The Americana is an environment of faux-gold sculpture, piped-in music, nostalgia architecture and a main street named not for some hero but for a deliverer of mass consumption, billionaire developer Rick Caruso.
Standing in its "town square," a Tiffany & Co is only a heartbeat plus a $1,000 bill away from the middle class, circa 2010. The Americana's feeling of security and town square programming, including fireworks and concerts, draw visitors from all over.
The mall has helped put Glendale back on the map, a return on investment after the city used eminent domain to obtain much of the land. The city ended up with 15.5 acres downtown — then handed them over for no charge to Caruso.
Before the new shops arrived, real estate broker Gerri Craignotti took neighbors to another Caruso retail enclave, the Grove in the Fairfax district. "We would be giddy, standing there by the fountain, going, 'Can you believe this is coming to Glendale!' " she effused.
Craignotti said this to Glendale City Council members in their role as the city's redevelopment agency at a Nov. 30 meeting. The council and mayor were considering Caruso's proposal to expand Americana at Brand with another 60,000 to 140,000 square feet of retail space, more landscaping and another plaza.
But standing in Caruso's way are two private properties that stick like a finger into the Americana's large footprint.
Because the Golden Key Motel and the second building, a 1920s brick structure, are within Glendale's redevelopment area, they can be taken through eminent domain at "fair market value" — in the midst of a historic property-value collapse.
The Golden Key Motel is not blighted. It is a landscaped, tidy place owned by Ray Patel and his father, serving primarily businesspeople.
Patel says his father bought the 55-room motel in 2001 for its nearness to Brand Avenue. It offers basics such as wireless Internet, in-room coffee and snacks, free bottles of water and a breakfast room.
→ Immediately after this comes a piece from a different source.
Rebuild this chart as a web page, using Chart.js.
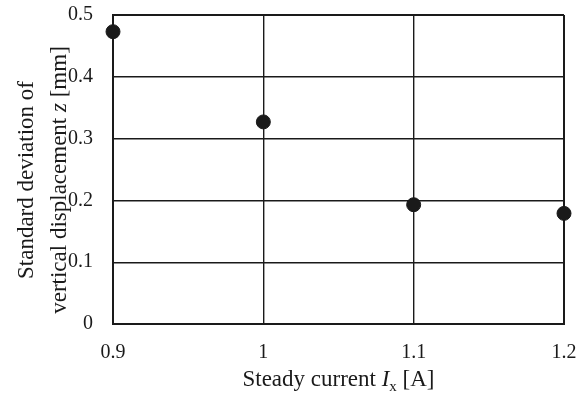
<!DOCTYPE html>
<html>
<head>
<meta charset="utf-8">
<script src="https://cdn.jsdelivr.net/npm/chart.js@4/dist/chart.umd.min.js"></script>
<style>
  html, body { margin: 0; padding: 0; background: #fff; }
  #wrap { width: 584px; height: 396px; position: relative; }
</style>
</head>
<body>
<div id="wrap"><canvas id="c"></canvas></div>
<script>
// Steady current (A) and the measured standard deviation of vertical displacement (mm)
const currents = [0.9, 1.0, 1.1, 1.2];
const stdDevZ = [0.473, 0.327, 0.193, 0.179];

const xTickLabels = ['0.9', '1', '1.1', '1.2'];
const yTickLabels = ['0', '0.1', '0.2', '0.3', '0.4', '0.5'];

const SERIF = '"Liberation Serif", "Times New Roman", Times, serif';
const INK = '#1a1a1a';

// Draws a run of text pieces with mixed styles (italic symbols, subscripts)
function runWidth(ctx, runs) {
  let w = 0;
  for (const r of runs) {
    ctx.font = (r.italic ? 'italic ' : '') + r.size + 'px ' + SERIF;
    w += ctx.measureText(r.text).width;
  }
  return w;
}
function drawRuns(ctx, runs, cx, baseY) {
  let x = cx - runWidth(ctx, runs) / 2;
  for (const r of runs) {
    ctx.font = (r.italic ? 'italic ' : '') + r.size + 'px ' + SERIF;
    ctx.fillText(r.text, x, baseY + (r.dy || 0));
    x += ctx.measureText(r.text).width;
  }
}

const axisTitles = {
  id: 'axisTitles',
  afterDraw(chart) {
    const ctx = chart.ctx;
    const area = chart.chartArea;
    ctx.save();
    ctx.fillStyle = INK;
    ctx.textBaseline = 'alphabetic';
    ctx.textAlign = 'left';

    // x axis title
    drawRuns(ctx, [
      { text: 'Steady current ', size: 23 },
      { text: 'I', size: 23, italic: true },
      { text: 'x', size: 15, dy: 5 },
      { text: ' [A]', size: 23 }
    ], (area.left + area.right) / 2, 386);

    // y axis title, two lines rotated
    const cy = 180;
    ctx.save();
    ctx.translate(33, cy);
    ctx.rotate(-Math.PI / 2);
    drawRuns(ctx, [{ text: 'Standard deviation of', size: 23 }], 0, 0);
    ctx.restore();

    ctx.save();
    ctx.translate(66, cy);
    ctx.rotate(-Math.PI / 2);
    drawRuns(ctx, [
      { text: 'vertical displacement ', size: 23 },
      { text: 'z', size: 23, italic: true },
      { text: ' [mm]', size: 23 }
    ], 0, 0);
    ctx.restore();

    ctx.restore();
  }
};

function edgeWidth(ctx) {
  const ticks = ctx.scale.ticks;
  return (ctx.index === 0 || ctx.index === ticks.length - 1) ? 2 : 1.4;
}

new Chart(document.getElementById('c'), {
  type: 'scatter',
  data: {
    datasets: [{
      data: currents.map((x, i) => ({ x: x, y: stdDevZ[i] })),
      backgroundColor: INK,
      borderColor: INK,
      pointRadius: 7,
      pointHoverRadius: 7,
      clip: false
    }]
  },
  options: {
    responsive: true,
    maintainAspectRatio: false,
    animation: false,
    events: [],
    layout: { padding: { top: 15, right: 20, left: 0, bottom: 0 } },
    plugins: {
      legend: { display: false },
      tooltip: { enabled: false }
    },
    scales: {
      x: {
        type: 'linear',
        min: 0.9,
        max: 1.2,
        afterFit(scale) {
          scale.height = 72;
          scale.paddingLeft = 0;
          scale.paddingRight = 0;
        },
        ticks: {
          stepSize: 0.1,
          padding: 17,
          color: INK,
          font: { family: SERIF, size: 20 },
          maxRotation: 0,
          callback: (v, i) => xTickLabels[i]
        },
        grid: { color: INK, lineWidth: edgeWidth, drawTicks: false },
        border: { color: INK, width: 2 }
      },
      y: {
        type: 'linear',
        min: 0,
        max: 0.5,
        afterFit(scale) {
          scale.width = 113;
          scale.paddingTop = 0;
          scale.paddingBottom = 0;
        },
        ticks: {
          stepSize: 0.1,
          padding: 20,
          color: INK,
          font: { family: SERIF, size: 20 },
          callback: (v, i) => yTickLabels[i]
        },
        grid: { color: INK, lineWidth: edgeWidth, drawTicks: false },
        border: { color: INK, width: 2 }
      }
    }
  },
  plugins: [axisTitles]
});
</script>
</body>
</html>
"We do a great job here," Patel says.
But Matt Middlebrook, a Caruso executive and political insider who was an L.A. deputy mayor and a top aide to Sen. Dianne Feinstein, critized Patel, saying he failed to spiff up his motel after Americana at Brand arrived: "He has not invested at all in the two years since we opened."
Caruso — whose worth the Los Angeles Business Journal pegs at $1.9 billion — offered Patel $6 million, which Middlebrook says is 22 percent above market value.
Patel told the City Council he's open to selling but just doesn't want to be bullied into a price. But Patel told L.A. Weekly that selling is not an option for his family.
The Golden Key Motel and a tenant in the second building targeted by Caruso suffered through Americana's construction. Henry David, who owns the other building, said at the Nov. 30 meeting, "Our tenant was basically put out of business for three years."
But as Glendale civic leaders and real estate interests supporting Caruso make clear, the city wants them gone.
"They're really quite underwhelming when you look at them," Tim Conroy, a Realtor, said at the meeting.
"The dated hotel, in my opinion, certainly doesn't fit in with the ... Americana," agreed Realtor Leanne Reynolds.
Former Glendale Mayor Larry Zarian declared, "Those two pieces of property do not belong in the Americana."
Mayor Ara Najarian concurred: "I don't think we're losing much, with all due respect to Mr. Patel. ... If we have to forgo the use of a mid-, how do you put it, a midpriced motel. It just don't fit."
Najarian later told the Weekly, "There are places for those types of establishments."
The City Council gave David and Patel several choices: sell to the city in a bargain-basement real estate market; propose, within 45 days, their own Americana-friendly development plan; sell to Caruso; or face eminent domain.
Only one council member, John Drayman, made a real effort to find out how Patel and David saw things. He asked the city's redevelopment director, Philip Lanzafame, why a 45-day deadline was forced on them. Lanzafame dodged a response as Drayman pressed on: "What would be the advantage of a mid-January [deadline] versus December or versus June? What's the burning issue here?"
Drayman tells the Weekly: "It must be related in some way to the timing of [Rick Caruso's] future plans."
But business owner David complains, "December is not a month when anything is going to get accomplished, and to put a real project together. ... I think Mr. Caruso certainly has designed what he wants to do. So [my] putting something to compete with that in very short order is not a possibility."
The Los Angeles Daily News and Glendale News-Press published editorials condemning the Glendale City Council's behavior, which Marko Mlikotin, president of the California Alliance to Protect Private Property Rights, says is "clearly a case of the eminent domain abuse and outright theft."
Government taking of private property for transfer to other private owners was upheld in 2005 by the Supreme Court in Kelo v. New London. In her dissent, Justice Sandra Day O'Connor warned that the ruling could let people who are politically connected acquire private property by eminent domain.